非常時の事業者間ローミングはどこまで有効なのか? 検討会で浮き彫りになった課題:石野純也のMobile Eye(2/3 ページ)
7月に発生したKDDIの大規模通信障害を受け、総務省で事業者間ローミングの検討が始まった。ネットワークを運用するMNO(通信キャリア)に関しては4社とも賛同の意向を示している。一方で、現時点で有力視されているローミングの方式だと、検討会の発端になったコアネットワークで起こる大規模な通信障害には対処できない。
コアネットワークの障害には役立たないローミング、SIMなし発信は可能か
一方で、以前本連載でも指摘したように、LBO方式では緊急通報のコールバックができないのが課題になる。これをクリアするには、法改正はもちろん、警察、消防、海上保安庁などの運用を変更する必要があるため、一筋縄ではいかない。検討会の第1回は、あくまでキャリア側の主張が整理されただけで、今後、それぞれの機関から反対意見が出たり、何らかの注文がついたりする可能性は残る。
ただ、LBO方式といってもローミングであることに変わりはない。加入者情報を問い合わせるため、あくまでホーム網側の加入者管理データベースなどの設備がきちんと動いていることが前提になる。ここで問題になってくるのが、7月に発生したKDDIの通信障害のようなケースだ。この通信障害は、VoLTEの交換機が輻輳(ふくそう)を起こしたことに起因し、HSSとの間でデータの不一致も発生。VoLTE交換機からHSSへの過剰な信号が出ていたことも、障害を長期化させた。

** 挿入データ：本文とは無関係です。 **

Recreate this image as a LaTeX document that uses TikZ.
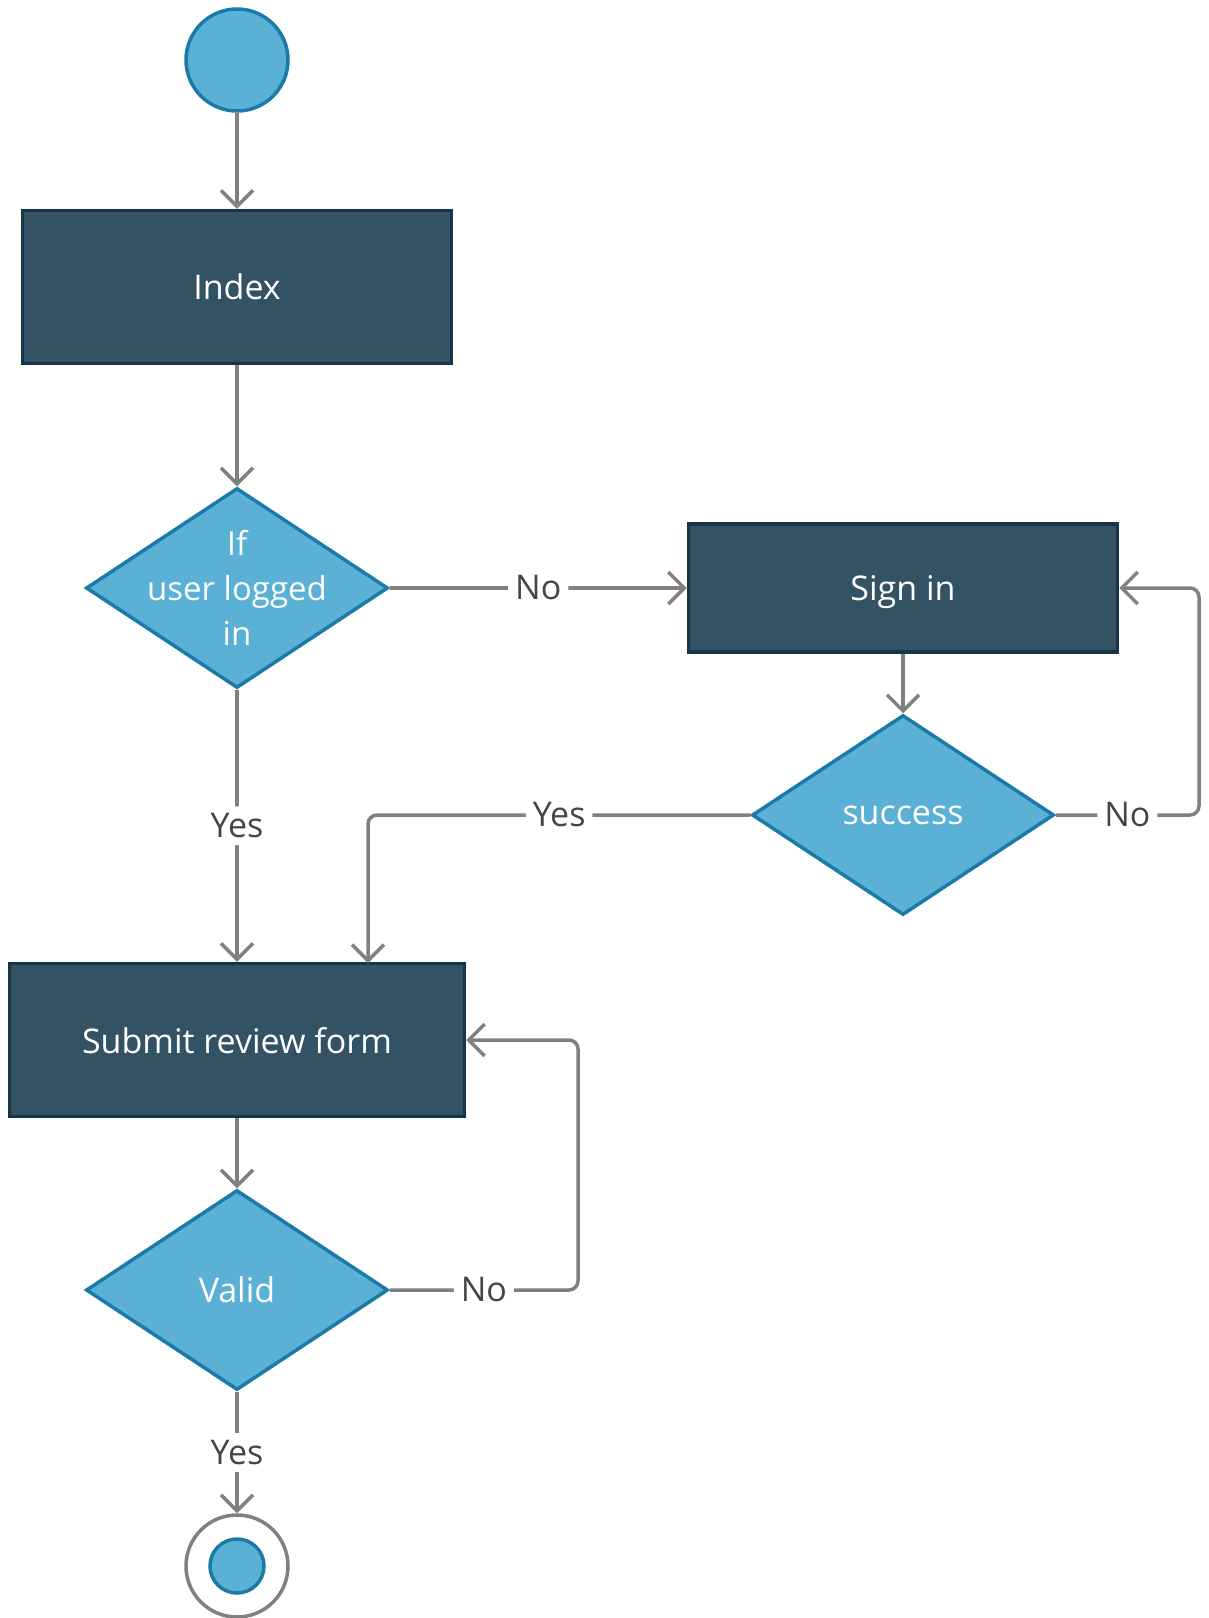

KDDIの通信障害は、VoLTE交換機やHSSで起こったため、たとえLBO方式のローミングがあったとしても、接続がうまくいかなかった可能性が高い。LBO方式とはいえ、ユーザーが契約しているキャリアのVoLTE交換機やHSSを通るからだ。ここが不通になってしまった場合、その後の通信ができなくなる。検討会でも、各社が挙げた資料には、コアネットワーク側が原因となる大規模な通信障害には適用できないことが記載されている。
もちろん、LBO方式がまったく役に立たないわけではない。コアネットワークのみ生きている場合には、事業者間ローミングは有効だ。例えば、震災や台風での水害で基地局が倒壊、もしくは停止してしまったときでも、離れた場所にあるコアネットワークは正常に動いている。この場合、事業者間ローミングが効果を発揮する。S8HR方式とは違って折り返しができない問題は残るものの、非常時に警察や消防に連絡する手段は最低限確保できる。
とはいえ、大規模通信障害で立ち上がった検討会での“アンサー”としてLBO方式が提案されるのは、いささか議論がかみ合っていないようにも見える。例えば、SIMカードなしで緊急通報を受け入れれば、電話番号などは取得できないが、コアネットワークを巻き込んだ大規模障害時でも利用はできる。いわゆるSIMなし発信も検討項目には挙がっていたものの、いたずらなどの大量発信が懸念されるとして一蹴されていたのは少々残念だ。